“I mmigration reform should start with improving our border protection, yet it was reported last week that the federal government has approved the recruitment of 120 of our best trained Border Patrol agents to go to Iraq to train Iraqis how to better defend their borders! This comes at a time when the National Guard troops participating in Operation Jump Start are being removed from border protection duties in Arizona, New Mexico, and Texas and preparing to deploy to Iraq and Afghanistan! It is an outrage and it will result in our borders being more vulnerable to illegal entry, including by terrorists.”
More here.
Poor Ron Paul. Does he think rationality, sincerity, erudition, and plainspeaking are things people want?
The mob – in any class – likes to be told it’s always right. It disguises its self interest in high-sounding palaver. And that’s invariably the case whenever you turn away from some attempt (feeble, no doubt) at rationality and law to pure brute interest-group politics.
The same end awaits every foot-loose republic – it turns into an empire of cacaphonous voices, each more strident, self-righteous and ignorant than the next. Each so sure that any one who contradicts his self-serving image of reality is as much a charlatan as he is:
One of those who can always find logs, even redwood forests, in other people’s eyes but never one speck – not the tiniest sub-atomic antiparticle – in their own eyeballs speaks up against the Pauline menace:
The Ron Paul that Ron Paul doesn”t want you to know
By Richard Searcy. Staff Writer
Atlanta Progressive News
May 25, 2007
“Republican Presidential candidate Congressman Ron Paul is making a name for himself by emerging as an antiwar republican in the 2008 race for the White House. While those of us who oppose the mindless war in Iraq welcome all voices of opposition, there are some troubling questions arising about Mr. Paul.
Paul has been consistent in his opposition to the war, but he hasn”t been very vocal or visible about that opposition. Most Americans knew nothing about Mr. Paul before this election season or had no idea thatsuch an animal as an antiwar Republican even existed….”
The letter goes on with even more ghastly logic, but I will stop there. There is only so much you can take at one sitting.
Anti-interventionism was not only the quintessential Republican tradition until Mr. Buckley took over the party and turned it into the All-Soviet Committee for Infinite Expansion into the Known Universe, it is the expressly designated constitutionally-defined role for the Federal government envisioned by Messrs. Jefferson and Madison.
That Mr. Searcy doesn’t know this is proof of his own limitations and not that of conservatives or libertarians – or for that matter, Republicans.
Not that Ron Paul has been silent either, as a glance at his archive will tell you. The media has, yes. For obvious reasons. And some people would sooner have the Middle East blown to smithereens and this country bankrupted than make common cause with a white male Republican who doesn’t fit their stereotype of a frothing redneck who chews glass and sacrifices babies by moonlight behind his double-wide.

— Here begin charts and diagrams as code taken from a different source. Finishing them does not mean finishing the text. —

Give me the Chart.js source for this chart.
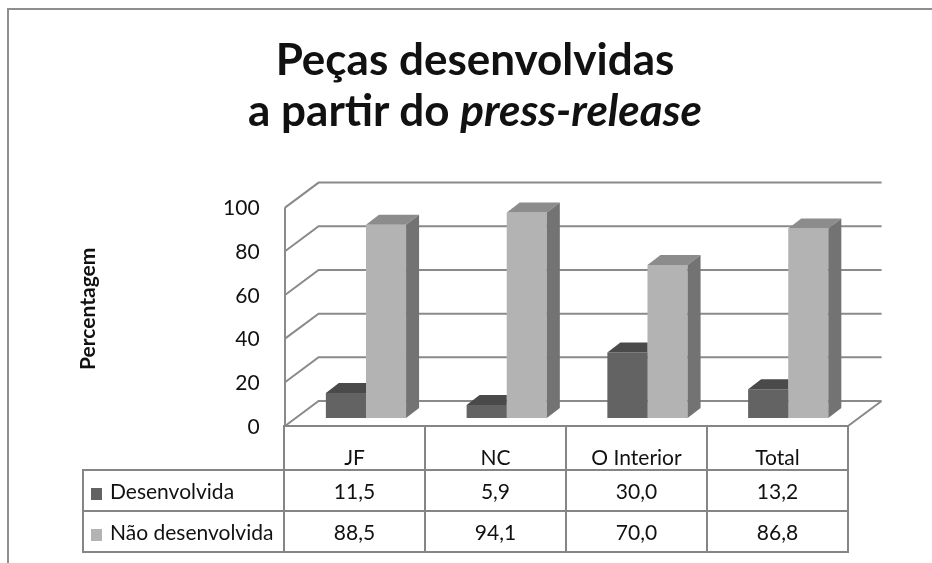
<!DOCTYPE html>
<html>
<head>
<meta charset="utf-8">
<script src="https://cdn.jsdelivr.net/npm/chart.js@4.4.1/dist/chart.umd.min.js"></script>
<style>
  body { margin: 0; background: #fff; }
  #wrap { position: relative; width: 932px; height: 563px; overflow: hidden; font-family: Lato, 'Open Sans', sans-serif; color: #111; }
  #frame { position: absolute; left: 7px; top: 8px; width: 960px; height: 600px; border: 2px solid #8e8e8e; }
  canvas { position: absolute; left: 0; top: 0; }
  #title { position: absolute; left: 0; top: 33px; width: 950px; text-align: center; font-weight: bold; font-size: 44px; line-height: 51px; }
  #dataTable { position: absolute; left: 82px; top: 425px; border-collapse: collapse; table-layout: fixed; font-size: 21px; }
  #dataTable td { border: 2px solid #858585; text-align: center; padding: 0; height: 39px; white-space: nowrap; }
  #dataTable tr.head td { height: 42px; vertical-align: bottom; padding-bottom: 0; }
  #dataTable td.blank { border-top: none; border-left: none; }
  #dataTable td.name { text-align: left; padding-left: 7px; }
  .key { display: inline-block; width: 11px; height: 12px; margin-right: 8px; vertical-align: -1px; }
</style>
</head>
<body>
<div id="wrap">
  <div id="frame"></div>
  <canvas id="chart" width="932" height="563"></canvas>
  <div id="title">Peças desenvolvidas<br>a partir do <i>press-release</i></div>
  <table id="dataTable"></table>
</div>
<script>
const categories = ['JF', 'NC', 'O Interior', 'Total'];
const seriesNames = ['Desenvolvida', 'Não desenvolvida'];
const desenvolvida = [11.5, 5.9, 30.0, 13.2];
const naoDesenvolvida = [88.5, 94.1, 70.0, 86.8];
const yTicks = [0, 20, 40, 60, 80, 100];

const frontColors = ['#636363', '#b3b3b3'];
const topColors = ['#4a4a4a', '#8c8c8c'];
const sideColors = ['#555555', '#737373'];

// offsets of the back wall / front floor edge from the bar plane, and bar depth
const BACK = { dx: 23, dy: -17 };
const FRONT = { dx: -10.6, dy: 8 };
const BAR = { dx: 13, dy: -10 };

function drawBox(ctx, el, topColor, sideColor) {
  const { x, y, base, width } = el.getProps(['x', 'y', 'base', 'width'], true);
  const left = x - width / 2, right = x + width / 2;
  ctx.fillStyle = topColor;
  ctx.beginPath();
  ctx.moveTo(left, y);
  ctx.lineTo(left + BAR.dx, y + BAR.dy);
  ctx.lineTo(right + BAR.dx, y + BAR.dy);
  ctx.lineTo(right, y);
  ctx.closePath();
  ctx.fill();
  ctx.fillStyle = sideColor;
  ctx.beginPath();
  ctx.moveTo(right, y);
  ctx.lineTo(right + BAR.dx, y + BAR.dy);
  ctx.lineTo(right + BAR.dx, base + BAR.dy);
  ctx.lineTo(right, base);
  ctx.closePath();
  ctx.fill();
}

const view3d = {
  id: 'view3d',
  beforeDatasetsDraw(chart) {
    const { ctx, chartArea: a, scales: { y } } = chart;
    ctx.save();
    ctx.strokeStyle = '#8a8a8a';
    ctx.lineWidth = 2;
    ctx.beginPath();
    yTicks.forEach(v => {
      const py = y.getPixelForValue(v);
      ctx.moveTo(a.left + FRONT.dx, py + FRONT.dy);
      ctx.lineTo(a.left + BACK.dx, py + BACK.dy);
      ctx.lineTo(a.right + BACK.dx, py + BACK.dy);
    });
    const y0 = y.getPixelForValue(0), yMax = y.getPixelForValue(100);
    ctx.moveTo(a.left + FRONT.dx, yMax + FRONT.dy);
    ctx.lineTo(a.left + FRONT.dx, y0 + FRONT.dy);
    ctx.lineTo(a.right + FRONT.dx, y0 + FRONT.dy);
    ctx.lineTo(a.right + BACK.dx, y0 + BACK.dy);
    ctx.stroke();
    ctx.restore();
  },
  afterDatasetsDraw(chart) {
    const { ctx } = chart;
    const metaD = chart.getDatasetMeta(0), metaL = chart.getDatasetMeta(1);
    categories.forEach((c, i) => {
      const d = metaD.data[i], l = metaL.data[i];
      const lightLeft = l.x - l.width / 2;
      ctx.save();
      ctx.beginPath();
      ctx.rect(0, 0, lightLeft, chart.height);
      ctx.clip();
      drawBox(ctx, d, topColors[0], sideColors[0]);
      ctx.restore();
      ctx.save();
      drawBox(ctx, l, topColors[1], sideColors[1]);
      ctx.restore();
    });
  }
};

const chart = new Chart(document.getElementById('chart'), {
  type: 'bar',
  data: {
    labels: categories,
    datasets: [
      { label: seriesNames[0], data: desenvolvida, backgroundColor: frontColors[0], borderWidth: 0 },
      { label: seriesNames[1], data: naoDesenvolvida, backgroundColor: frontColors[1], borderWidth: 0 }
    ]
  },
  options: {
    responsive: false,
    animation: false,
    layout: { padding: { left: 60, top: 199.6, right: 73.4, bottom: 145 } },
    categoryPercentage: 0.57,
    barPercentage: 1,
    plugins: { legend: { display: false }, tooltip: { enabled: false }, title: { display: false } },
    scales: {
      x: { display: false },
      y: {
        min: 0, max: 100,
        afterFit(scale) { scale.width = 235.6; },
        grid: { display: false, drawTicks: false },
        border: { display: false },
        ticks: { stepSize: 20, padding: 36, labelOffset: 9, color: '#111', font: { family: 'Lato', size: 21 } },
        title: { display: true, text: 'Percentagem', color: '#111', padding: { top: 16, bottom: 0 }, font: { family: 'Lato', size: 21, weight: 'bold' } }
      }
    }
  },
  plugins: [view3d]
});

// data table under the plot
const fmt = v => v.toFixed(1).replace('.', ',');
const seriesValues = [desenvolvida, naoDesenvolvida];
let html = '<colgroup><col style="width:201px">' + categories.map(() => '<col style="width:141px">').join('') + '</colgroup>';
html += '<tr class="head"><td class="blank"></td>' + categories.map(c => `<td>${c}</td>`).join('') + '</tr>';
seriesNames.forEach((name, s) => {
  html += `<tr><td class="name"><span class="key" style="background:${frontColors[s]}"></span>${name}</td>` +
    seriesValues[s].map(v => `<td>${fmt(v)}</td>`).join('') + '</tr>';
});
document.getElementById('dataTable').innerHTML = html;
</script>
</body>
</html>
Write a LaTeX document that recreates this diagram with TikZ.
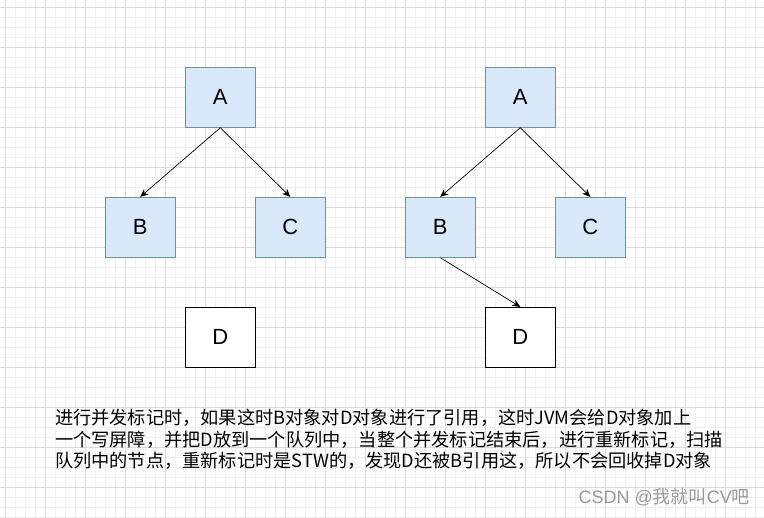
\documentclass[tikz,border=0pt]{standalone}
\usepackage{fontspec}
\setmainfont{Liberation Sans}
\newfontfamily\cjk{Noto Sans CJK SC}
\usetikzlibrary{arrows.meta}
\definecolor{boxfill}{HTML}{DAE8FC}
\definecolor{boxline}{HTML}{6C8EBF}
\definecolor{gridminor}{HTML}{EFEFEF}
\definecolor{gridmajor}{HTML}{DADADA}
\definecolor{wmark}{HTML}{9A9A9A}
\tikzset{
  objbox/.style={draw=boxline, fill=boxfill, line width=0.8pt, minimum width=70pt, minimum height=60pt, inner sep=0pt, font=\fontsize{22}{26}\selectfont},
  plainbox/.style={draw=black, fill=white, line width=0.8pt, minimum width=70pt, minimum height=60pt, inner sep=0pt, font=\fontsize{22}{26}\selectfont},
  ref/.style={draw=black, line width=0.7pt, -{Stealth[length=8pt,width=7pt,inset=2.5pt]}},
}
\begin{document}
\begin{tikzpicture}[x=1pt,y=-1pt]
\useasboundingbox (0,0) rectangle (764,518);
\fill[white] (0,0) rectangle (764,518);
% grid
\foreach \i in {0,...,76} {
  \draw[gridminor, line width=0.6pt] ({5.3+10*\i},0) -- ({5.3+10*\i},518);
}
\foreach \j in {0,...,51} {
  \draw[gridminor, line width=0.6pt] (0,{7.3+10*\j}) -- (764,{7.3+10*\j});
}
\foreach \i in {0,...,19} {
  \draw[gridmajor, line width=0.6pt] ({5.3+40*\i},0) -- ({5.3+40*\i},518);
}
\foreach \j in {0,...,12} {
  \draw[gridmajor, line width=0.6pt] (0,{7.3+40*\j}) -- (764,{7.3+40*\j});
}
% left tree
\node[objbox] (A1) at (220.3,97.3) {A};
\node[objbox] (B1) at (140.3,227.3) {B};
\node[objbox] (C1) at (290.3,227.3) {C};
\node[plainbox] (D1) at (220.3,337.3) {D};
\draw[ref] (A1.south) -- (B1.north);
\draw[ref] (A1.south) -- (C1.north);
% right tree
\node[objbox] (A2) at (520.3,97.3) {A};
\node[objbox] (B2) at (440.3,227.3) {B};
\node[objbox] (C2) at (590.3,227.3) {C};
\node[plainbox] (D2) at (520.3,337.3) {D};
\draw[ref] (A2.south) -- (B2.north);
\draw[ref] (A2.south) -- (C2.north);
\draw[ref] (B2.south) -- (D2.north);
% description
\node[anchor=west, align=left, inner sep=0pt, font=\cjk\fontsize{18.2}{21.5}\selectfont] (txt) at (55,439.5)
  {进行并发标记时，如果这时B对象对D对象进行了引用，这时JVM会给D对象加上\\
   一个写屏障，并把D放到一个队列中，当整个并发标记结束后，进行重新标记，扫描\\
   队列中的节点，重新标记时是STW的，发现D还被B引用这，所以不会回收掉D对象};
% watermark
\node[anchor=east, inner sep=0pt, text=wmark, font=\fontsize{18}{20}\selectfont] (wm) at (750,497)
  {CSDN @{\cjk 我就叫}CV{\cjk 吧}};
\end{tikzpicture}
\end{document}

So much for the opposition to the war in this country. It is bound up so completely and utterly in short-sighted unctuous self- interest that it is incapable for a nanosecond of reaching out generously to any one except someone made in its own insular – yes, despite all the lip-service to diversity, insular – image.
Ron Paul has apologized for the remarks that so offended the ayatollahs on the left.
But when are the ayatollahs going to start apologizing for their uninformed, divisive rhetoric, their incessant class-warfare, their male-bashing, anti-Christian diatribes, for the power politics that, fooling no one except themselves, they disguise as solicitude for humanity?
When?
But go and read Ron Paul’s archive. That will be the best antidote for this kind of know-nothing hatchet job.
Perhaps those who claim Ron Paul did not speak loud enough could not hear him because they cataloged him as one of those with nothing worth hearing. This prejudice warrants a turnabout, an apology, and a penitence expressed in reading Ron Paul’s archive and explaining it to others.
By: Dar on May 31, 2007
at 10:36 pm
Yes..
I wonder if I was too strong about the poor man who wrote that. But anyone whose watches Paul speak can see he’s a decent, principled person.
People must be judged in their totality not by random remarks.
Frankly, I wouldn’t mind if I had to vote for Kucinich. It would affect me not one bit. He would be principled and antiwar too. But in my opinion, his economics is all wrong and will do more damage than good. But he is right about the war. So I could live with it.
I was prepared to go with Nader last time round.
But this silly Paul bashing is pure prejudice.
By: lilarajiva on May 31, 2007
at 11:12 pm
Yeah, I was miffed about the “he hasn’t been very vocal” comment by Searcy. I think it was because Searcy was not ready to listen to him. After all, would he, for example, pay attention to John Stossel’s interview? (I’m assuming he would be prejudiced against the works of John Stossel.) To be fair, personal research is a limited resource.
Yet, this prejudice can be damaging. It can blind one to something good.
In this case, I hope Searcy drops any mental commitment to his past “ignoring” Ron Paul, and starts afresh, standing alongside Ron Paul.